Sterling had a bad start to the week yesterday as Brexit concerns weighed over the pound throughout the European and US sessions. As covered yesterday, comments by international trade secretary, Liam Fox in a Sunday Times interview, that the chances of a no deal scenario with the EU were around “60-40” has seen sterling sold off throughout early trade and the sell-off continued with GBP/USD touching an 11 month low of 1.2920 at lunchtime. There has been a small rally this morning with cable pushing back up to around 1.2970 at present ahead of another day light on data. With little of note until Friday's GDP number, Brexit sentiment will likely dictate sterling’s direction until then.

The greenback had a strong start to the week with EUR/USD dropping below 1.1550 for the first time since late June. The dollar benefitted from ongoing concerns re: trade tensions throughout the day however after a sell off through the Asian session, equity markets pared their losses and most bourses are trading in the green this morning. The big geopolitical event yesterday was the re-introduction of US sanctions against Iran which came into effect overnight. The sanctions include the Iranian government’s purchase of US bank notes and dollar related transactions as well as targeting the purchases of precious metals and commercial planes amongst other measures to target Iranian industry. Further sanctions targeting Iran’s oil sector are due to come into effect in November. We are likely to see a deterioration of relations akin to the tit for tat insults that US President, Donald Trump and North Korean Leader, Kim Jong-un traded throughout last year. However Trump has stated he would be willing to meet with the Iranian leader, Hassan Rounhani for face to face discussions. Many will be hoping a Trump/Kim Singapore-style summit will resolve matters at some point in the future however this seems lightyears off at present.

The euro has recouped some of its losses encountered yesterday as a broad based dollar sell off benefitted the shared currency. With holiday season in full swing and many European countries enduring the hottest temperatures in decades its likely to be a quiet month in the Eurozone with little top tier data due throughout the month and no ECB interest rate decision due until September 13th.

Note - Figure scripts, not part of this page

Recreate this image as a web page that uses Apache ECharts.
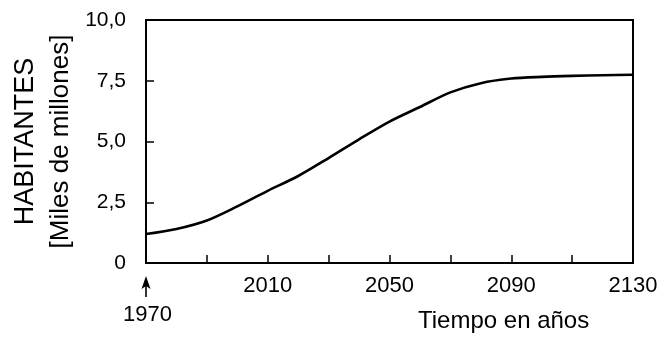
<!DOCTYPE html>
<html>
<head>
<meta charset="utf-8">
<script src="https://cdn.jsdelivr.net/npm/echarts@6/dist/echarts.min.js"></script>
<style>
  html, body { margin: 0; padding: 0; background: #fff; }
  #chart { width: 672px; height: 340px; }
</style>
</head>
<body>
<div id="chart"></div>
<script>
// Population projection, thousands of millions of inhabitants
const years = [1970, 1980, 1990, 2000, 2010, 2020, 2030, 2040, 2050,
               2060, 2070, 2080, 2090, 2100, 2110, 2120, 2130];
const habitantes = [1.19, 1.40, 1.75, 2.33, 2.97, 3.58, 4.32, 5.09, 5.82,
                    6.42, 7.02, 7.40, 7.59, 7.66, 7.70, 7.725, 7.75];
const xLabelYears = [1970, 2010, 2050, 2090, 2130];
const yTickLabels = ['0', '2,5', '5,0', '7,5', '10,0'];

const FONT = 'Liberation Sans, Arial, sans-serif';
const chart = echarts.init(document.getElementById('chart'), null, { renderer: 'canvas' });

chart.setOption({
  animation: false,
  backgroundColor: '#fff',
  title: {
    text: 'Tiempo en años',
    left: 418,
    top: 309,
    padding: 0,
    textStyle: { fontFamily: FONT, fontSize: 24, fontWeight: 'normal', color: '#000' }
  },
  grid: {
    left: 146, right: 39, top: 20, bottom: 77,
    show: true, borderColor: '#000', borderWidth: 2,
    containLabel: false,
    outerBoundsMode: 'none'
  },
  xAxis: {
    type: 'value',
    min: 1970, max: 2130, interval: 20,
    axisLine: { lineStyle: { color: '#000', width: 2 } },
    axisTick: { inside: true, length: 8, lineStyle: { color: '#000', width: 1.5 } },
    splitLine: { show: false },
    axisLabel: {
      margin: 12,
      color: '#000',
      fontFamily: FONT,
      fontSize: 22,
      lineHeight: 22,
      showMinLabel: true,
      showMaxLabel: true,
      formatter: function (v) {
        if (v === xLabelYears[0]) return '{first|' + v + '}';
        return xLabelYears.indexOf(v) >= 0 ? String(v) : '';
      },
      rich: {
        // first year sits lower, leaving room for the arrow above it
        first: { fontFamily: FONT, fontSize: 22, lineHeight: 79, padding: [0, 0, 0, 3], color: '#000' }
      }
    }
  },
  yAxis: {
    type: 'value',
    min: 0, max: 10, interval: 2.5,
    name: '{a|HABITANTES}\n{b|[Miles de millones]}',
    nameLocation: 'middle',
    nameRotate: 90,
    nameGap: 66,
    nameTextStyle: {
      color: '#000',
      rich: {
        a: { fontFamily: FONT, fontSize: 27, lineHeight: 36, color: '#000' },
        b: { fontFamily: FONT, fontSize: 26, lineHeight: 36, color: '#000' }
      }
    },
    axisLine: { show: true, lineStyle: { color: '#000', width: 2 } },
    axisTick: { show: true, inside: true, length: 8, lineStyle: { color: '#000', width: 1.5 } },
    splitLine: { show: false },
    axisLabel: {
      margin: 20,
      color: '#000',
      fontFamily: FONT,
      fontSize: 21,
      formatter: function (v) { return yTickLabels[Math.round(v / 2.5)]; }
    }
  },
  series: [{
    type: 'line',
    data: years.map((y, i) => [y, habitantes[i]]),
    smooth: 0.3,
    showSymbol: false,
    lineStyle: { color: '#000', width: 2.6 }
  }]
});

// Arrow pointing up at the first year, placed from the axis scale
const origin = chart.convertToPixel({ xAxisIndex: 0, yAxisIndex: 0 }, [years[0], 0]);
const ax = origin[0], ay = origin[1];
chart.setOption({
  graphic: [
    {
      type: 'line', silent: true,
      shape: { x1: ax, y1: ay + 20, x2: ax, y2: ay + 34 },
      style: { stroke: '#000', lineWidth: 1.6 }
    },
    {
      type: 'polygon', silent: true,
      shape: { points: [[ax, ay + 13], [ax - 4.5, ay + 26], [ax, ay + 23], [ax + 4.5, ay + 26]] },
      style: { fill: '#000' }
    }
  ]
});
</script>
</body>
</html>
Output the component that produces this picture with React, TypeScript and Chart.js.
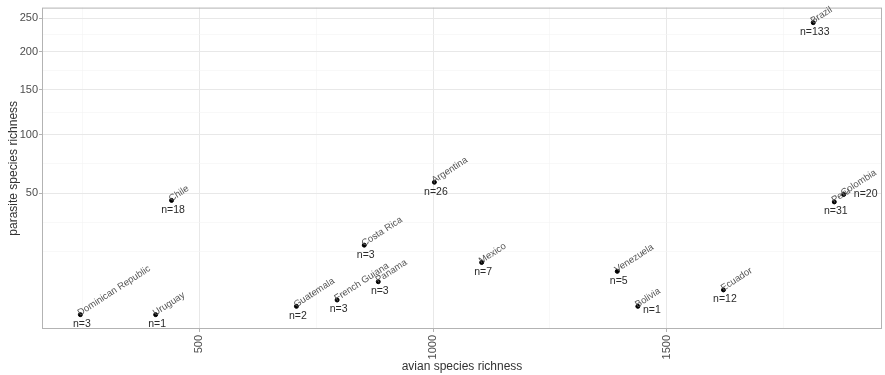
import React, { useEffect, useRef } from 'react';
import { Chart, registerables, LinearScale } from 'chart.js';

// ---- data ----
const countries = ['Dominican Republic', 'Uruguay', 'Chile', 'Guatemala', 'French Guiana', 'Costa Rica', 'Panama', 'Argentina', 'Mexico', 'Venezuela', 'Bolivia', 'Ecuador', 'Peru', 'Colombia', 'Brazil'];
const avianRichness = [246, 407, 441, 708, 795, 853, 883, 1003, 1104, 1394, 1438, 1621, 1858, 1878, 1813];
const parasiteRichness = [1, 1, 45, 2, 3, 20, 7, 58, 13, 10, 2, 5, 44, 49, 243];
const nStudies = [3, 1, 18, 2, 3, 3, 3, 26, 7, 5, 1, 12, 31, 20, 133];

const xMajorTicks = [500, 1000, 1500];
const yMajorTicks = [50, 100, 150, 200, 250];
const X_MIN = 164, X_MAX = 1960;
const Y_MIN = 0.08, Y_MAX = 267;

// label placement exceptions (center offsets of the n= label, px)
const N_LABEL_OFFSET: Record<string, [number, number]> = { Bolivia: [14, 4], Colombia: [22, 0] };

const FONT = '"Liberation Sans", Arial, Helvetica, sans-serif';

class SqrtScale extends LinearScale {
  static id = 'sqrt';
  static defaults = LinearScale.defaults;
  getPixelForValue(value: number) {
    const s0 = Math.sqrt(Math.max(0, this.min));
    const s1 = Math.sqrt(Math.max(0, this.max));
    const v = Math.sqrt(Math.max(0, value));
    return this.getPixelForDecimal((v - s0) / (s1 - s0));
  }
  getValueForPixel(pixel: number) {
    const s0 = Math.sqrt(Math.max(0, this.min));
    const s1 = Math.sqrt(Math.max(0, this.max));
    const d = this.getDecimalForPixel(pixel);
    const s = s0 + d * (s1 - s0);
    return s * s;
  }
}

Chart.register(...registerables, SqrtScale as any);

// ggplot-like minor breaks (midpoints in transformed space)
function minorBreaks(majors: number[], min: number, max: number, tf: (v: number) => number, inv: (v: number) => number) {
  const b = majors.map(tf);
  const bd = b[1] - b[0];
  if (tf(min) < b[0]) b.unshift(b[0] - bd);
  if (tf(max) > b[b.length - 1]) b.push(b[b.length - 1] + bd);
  const out: number[] = [];
  for (let i = 0; i < b.length - 1; i++) {
    out.push(b[i], (b[i] + b[i + 1]) / 2);
  }
  out.push(b[b.length - 1]);
  const tmin = tf(min), tmax = tf(max);
  return out.filter((v) => v >= tmin && v <= tmax).map(inv);
}

const isMajor = (v: number, majors: number[]) => majors.some((m) => Math.abs(m - v) < 1e-6);

const panelPlugin = {
  id: 'panelBorder',
  beforeDatasetsDraw(chart: any) {
    const { ctx, chartArea } = chart;
    ctx.save();
    ctx.strokeStyle = '#b3b3b3';
    ctx.lineWidth = 1;
    ctx.strokeRect(chartArea.left + 0.5, chartArea.top + 0.5, chartArea.right - chartArea.left - 1, chartArea.bottom - chartArea.top - 1);
    ctx.restore();
  },
};

const labelPlugin = {
  id: 'pointLabels',
  afterDatasetsDraw(chart: any) {
    const ctx = chart.ctx;
    const meta = chart.getDatasetMeta(0);
    meta.data.forEach((pt: any, i: number) => {
      const x = pt.x, y = pt.y;
      ctx.save();
      ctx.translate(x, y);
      ctx.rotate((-33 * Math.PI) / 180);
      ctx.font = `9.5px ${FONT}`;
      ctx.fillStyle = '#555555';
      ctx.textAlign = 'left';
      ctx.textBaseline = 'alphabetic';
      ctx.fillText(countries[i], -1, 1);
      ctx.restore();

      const off = N_LABEL_OFFSET[countries[i]] || [1.5, 9.5];
      ctx.save();
      ctx.font = `10.5px ${FONT}`;
      ctx.fillStyle = '#2a2a2a';
      ctx.textAlign = 'center';
      ctx.textBaseline = 'middle';
      ctx.fillText(`n=${nStudies[i]}`, x + off[0], y + off[1]);
      ctx.restore();
    });
  },
};

export default function App() {
  const ref = useRef<HTMLCanvasElement>(null);
  useEffect(() => {
    if (!ref.current) return;
    const xTicks = [...new Set([...minorBreaks(xMajorTicks, X_MIN, X_MAX, (v) => v, (v) => v), ...xMajorTicks])].sort((a, b) => a - b);
    const yTicks = minorBreaks(yMajorTicks, Y_MIN, Y_MAX, Math.sqrt, (v) => v * v).map((v) => {
      const m = yMajorTicks.find((t) => Math.abs(t - v) < 1e-6);
      return m !== undefined ? m : v;
    });
    const gridColor = (majors: number[]) => (c: any) => (c.tick && isMajor(c.tick.value, majors) ? '#e8e8e8' : '#f3f3f3');
    const gridWidth = (majors: number[]) => (c: any) => (c.tick && isMajor(c.tick.value, majors) ? 1 : 0.6);
    const tickColor = (majors: number[]) => (c: any) => (c.tick && isMajor(c.tick.value, majors) ? '#b3b3b3' : 'rgba(0,0,0,0)');

    const chart = new Chart(ref.current, {
      type: 'scatter',
      data: {
        datasets: [
          {
            data: avianRichness.map((x, i) => ({ x, y: parasiteRichness[i] })),
            backgroundColor: '#000',
            borderColor: '#000',
            pointRadius: 2,
            pointHoverRadius: 2,
          },
        ],
      },
      options: {
        animation: false,
        responsive: false,
        devicePixelRatio: 1,
        layout: { padding: { top: 5, right: 1, bottom: 0, left: 0 } },
        plugins: { legend: { display: false }, tooltip: { enabled: false } },
        events: [],
        scales: {
          x: {
            type: 'linear',
            min: X_MIN,
            max: X_MAX,
            afterBuildTicks: (s: any) => {
              s.ticks = xTicks.map((v) => ({ value: v }));
            },
            afterFit: (s: any) => {
              s.height = 46;
            },
            ticks: {
              autoSkip: false,
              minRotation: 90,
              maxRotation: 90,
              padding: 3,
              color: '#4d4d4d',
              font: { family: FONT, size: 11 },
              callback: (v: any) => (isMajor(Number(v), xMajorTicks) ? String(v) : ''),
            },
            grid: {
              color: gridColor(xMajorTicks),
              lineWidth: gridWidth(xMajorTicks),
              tickColor: tickColor(xMajorTicks),
              tickLength: 3,
              tickWidth: 1,
            },
            border: { display: false },
            title: {
              display: true,
              text: 'avian species richness',
              color: '#333333',
              font: { family: FONT, size: 12 },
              padding: { top: 0, bottom: 1 },
            },
          },
          y: {
            type: 'sqrt' as any,
            min: Y_MIN,
            max: Y_MAX,
            afterBuildTicks: (s: any) => {
              s.ticks = yTicks.map((v) => ({ value: v }));
            },
            afterFit: (s: any) => {
              s.width = 42;
            },
            ticks: {
              autoSkip: false,
              padding: 1,
              color: '#4d4d4d',
              font: { family: FONT, size: 11 },
              callback: (v: any) => (isMajor(Number(v), yMajorTicks) ? String(Math.round(Number(v))) : ''),
            },
            grid: {
              color: gridColor(yMajorTicks),
              lineWidth: gridWidth(yMajorTicks),
              tickColor: tickColor(yMajorTicks),
              tickLength: 3,
              tickWidth: 1,
            },
            border: { display: false },
            title: {
              display: true,
              text: 'parasite species richness',
              color: '#333333',
              font: { family: FONT, size: 12 },
              padding: { top: 6, bottom: 0 },
            },
          },
        },
      } as any,
      plugins: [panelPlugin, labelPlugin],
    });
    return () => chart.destroy();
  }, []);

  return (
    <div style={{ position: 'absolute', left: 0, top: 0, width: 885, height: 375, background: '#fff' }}>
      <canvas ref={ref} width={885} height={375} style={{ display: 'block', width: 885, height: 375 }} />
    </div>
  );
}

GBP/EUR trades at 1.12.

The Reserve Bank of Australia left rates unchanged overnight as was widely expect by the markets. The accompanying statement was perceived to be a touch dovish however the Aussie was relatively unmoved. It’s likely to be deep into 2019 before we see any action from the RBA as trade tensions continue and inflation remains under target. AUD/USD is at .7425 with GBP/AUD at 1.7450.

Little news emanated from Canada yesterday as most locals enjoyed a long weekend for the Civic Bank Holiday. Like most other currencies the loonie lost ground throughout yesterday before paring its losses overnight. The aforementioned US sanctions due for November targeting Iranian oil sales is likely to act as a support for Brent prices which should in theory support CAD as we near Christmas however overall risk aversion may nullify these gains. We will find out later in the year. Friday’s employment numbers are the only major event on this week’s schedule from Statistics Canada. GBP/CAD trades at 1.6810.

It’s a busy 48 hours from New Zealand with quarterly inflation expectations due tonight before tomorrow night’s interest rate decision from the RBNZ. A hold at 1.75% is all but guaranteed from Governor, Adrian Orr so as usual the statement/press conference will be the key areas of interest. GBP/NZD is at 1.92.